**Instruction**
Write out all the lines again, precisely as they stand, but without the images.

**Dataset content**
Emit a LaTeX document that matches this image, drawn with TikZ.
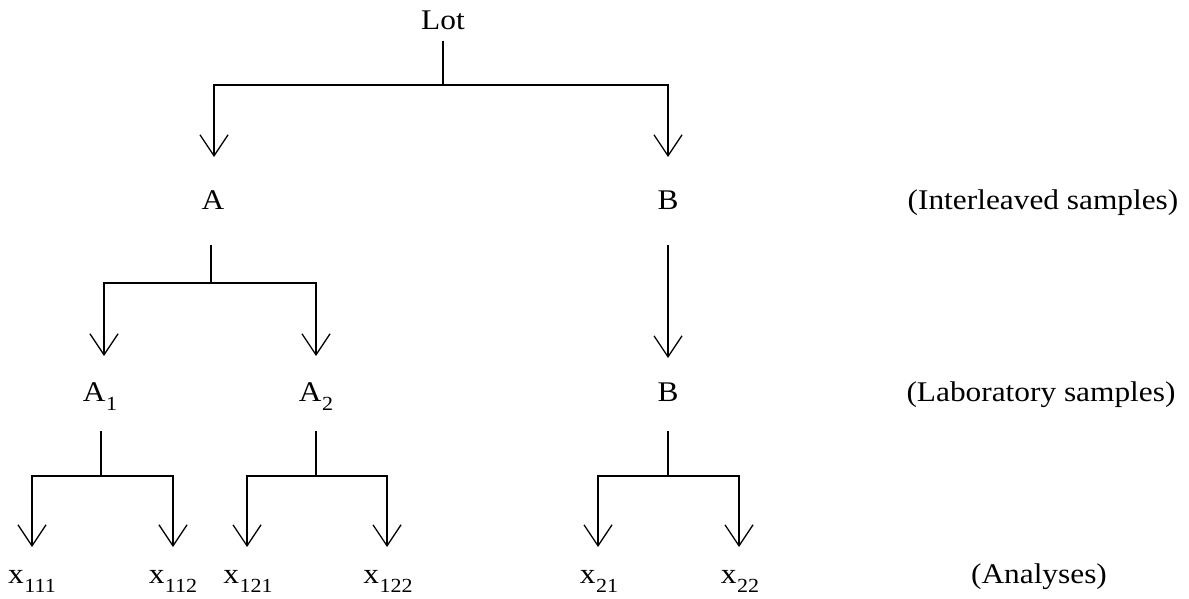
\documentclass[tikz,border=0pt]{standalone}
\usepackage{fontspec}
\setmainfont{Liberation Serif}[FakeStretch=1.1]
\usetikzlibrary{arrows.meta}
\newcommand{\sbs}[1]{\kern0.5pt\raisebox{-9pt}{\fontsize{20}{22}\selectfont #1}}
\begin{document}
\begin{tikzpicture}[x=1pt,y=-1pt,
  lbl/.style={inner sep=0pt,font=\fontsize{28.5}{32}\selectfont,anchor=base},
  side/.style={inner sep=0pt,font=\fontsize{28.5}{32}\selectfont,anchor=base},
  conn/.style={line width=1.3pt},
  arr/.style={conn,-{Straight Barb[length=21pt,width=28pt,line width=1.3pt]}}]
\useasboundingbox (0,0) rectangle (1189,599);
% text nodes (base at baseline)
\node[lbl] (lot) at (443,30) {Lot};
\node[lbl] (A) at (213,209) {A};
\node[lbl] (B) at (668,209) {B};
\node[lbl] (A1) at (100,401) {A\sbs{1}};
\node[lbl] (A2) at (316,401) {A\sbs{2}};
\node[lbl] (B2) at (668,401) {B};
\node[lbl] (x111) at (32,583) {x\sbs{111}};
\node[lbl] (x112) at (173,583) {x\sbs{112}};
\node[lbl] (x121) at (248,583) {x\sbs{121}};
\node[lbl] (x122) at (388,583) {x\sbs{122}};
\node[lbl] (x21) at (599,583) {x\sbs{21}};
\node[lbl] (x22) at (740,583) {x\sbs{22}};
\node[side] (s1) at (1043,209) {(Interleaved samples)};
\node[side] (s2) at (1041,401) {(Laboratory samples)};
\node[side] (s3) at (1039,583) {(Analyses)};
% junction coordinates
\coordinate (jl) at (443,85);
\coordinate (ja) at (211,283);
\coordinate (ja1) at (101,476);
\coordinate (ja2) at (316,476);
\coordinate (jb) at (668,476);
% Lot
\draw[conn] (443,41) -- (jl);
\draw[arr] (jl) -| (214,157);
\draw[arr] (jl) -| (668,157);
% A
\draw[conn] (211,245) -- (ja);
\draw[arr] (ja) -| (104,356);
\draw[arr] (ja) -| (316,356);
% B
\draw[arr] (668,245) -- (668,358);
% A1
\draw[conn] (101,431) -- (ja1);
\draw[arr] (ja1) -| (32,547);
\draw[arr] (ja1) -| (173,547);
% A2
\draw[conn] (316,431) -- (ja2);
\draw[arr] (ja2) -| (247,547);
\draw[arr] (ja2) -| (387,547);
% B lab
\draw[conn] (668,431) -- (jb);
\draw[arr] (jb) -| (598,547);
\draw[arr] (jb) -| (739,547);
\end{tikzpicture}
\end{document}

**Written response**
Emit a LaTeX document that matches this image, drawn with TikZ.
\documentclass[tikz,border=0pt]{standalone}
\usepackage{fontspec}
\setmainfont{Liberation Serif}[FakeStretch=1.1]
\usetikzlibrary{arrows.meta}
\newcommand{\sbs}[1]{\kern0.5pt\raisebox{-9pt}{\fontsize{20}{22}\selectfont #1}}
\begin{document}
\begin{tikzpicture}[x=1pt,y=-1pt,
  lbl/.style={inner sep=0pt,font=\fontsize{28.5}{32}\selectfont,anchor=base},
  side/.style={inner sep=0pt,font=\fontsize{28.5}{32}\selectfont,anchor=base},
  conn/.style={line width=1.3pt},
  arr/.style={conn,-{Straight Barb[length=21pt,width=28pt,line width=1.3pt]}}]
\useasboundingbox (0,0) rectangle (1189,599);
% text nodes (base at baseline)
\node[lbl] (lot) at (443,30) {Lot};
\node[lbl] (A) at (213,209) {A};
\node[lbl] (B) at (668,209) {B};
\node[lbl] (A1) at (100,401) {A\sbs{1}};
\node[lbl] (A2) at (316,401) {A\sbs{2}};
\node[lbl] (B2) at (668,401) {B};
\node[lbl] (x111) at (32,583) {x\sbs{111}};
\node[lbl] (x112) at (173,583) {x\sbs{112}};
\node[lbl] (x121) at (248,583) {x\sbs{121}};
\node[lbl] (x122) at (388,583) {x\sbs{122}};
\node[lbl] (x21) at (599,583) {x\sbs{21}};
\node[lbl] (x22) at (740,583) {x\sbs{22}};
\node[side] (s1) at (1043,209) {(Interleaved samples)};
\node[side] (s2) at (1041,401) {(Laboratory samples)};
\node[side] (s3) at (1039,583) {(Analyses)};
% junction coordinates
\coordinate (jl) at (443,85);
\coordinate (ja) at (211,283);
\coordinate (ja1) at (101,476);
\coordinate (ja2) at (316,476);
\coordinate (jb) at (668,476);
% Lot
\draw[conn] (443,41) -- (jl);
\draw[arr] (jl) -| (214,157);
\draw[arr] (jl) -| (668,157);
% A
\draw[conn] (211,245) -- (ja);
\draw[arr] (ja) -| (104,356);
\draw[arr] (ja) -| (316,356);
% B
\draw[arr] (668,245) -- (668,358);
% A1
\draw[conn] (101,431) -- (ja1);
\draw[arr] (ja1) -| (32,547);
\draw[arr] (ja1) -| (173,547);
% A2
\draw[conn] (316,431) -- (ja2);
\draw[arr] (ja2) -| (247,547);
\draw[arr] (ja2) -| (387,547);
% B lab
\draw[conn] (668,431) -- (jb);
\draw[arr] (jb) -| (598,547);
\draw[arr] (jb) -| (739,547);
\end{tikzpicture}
\end{document}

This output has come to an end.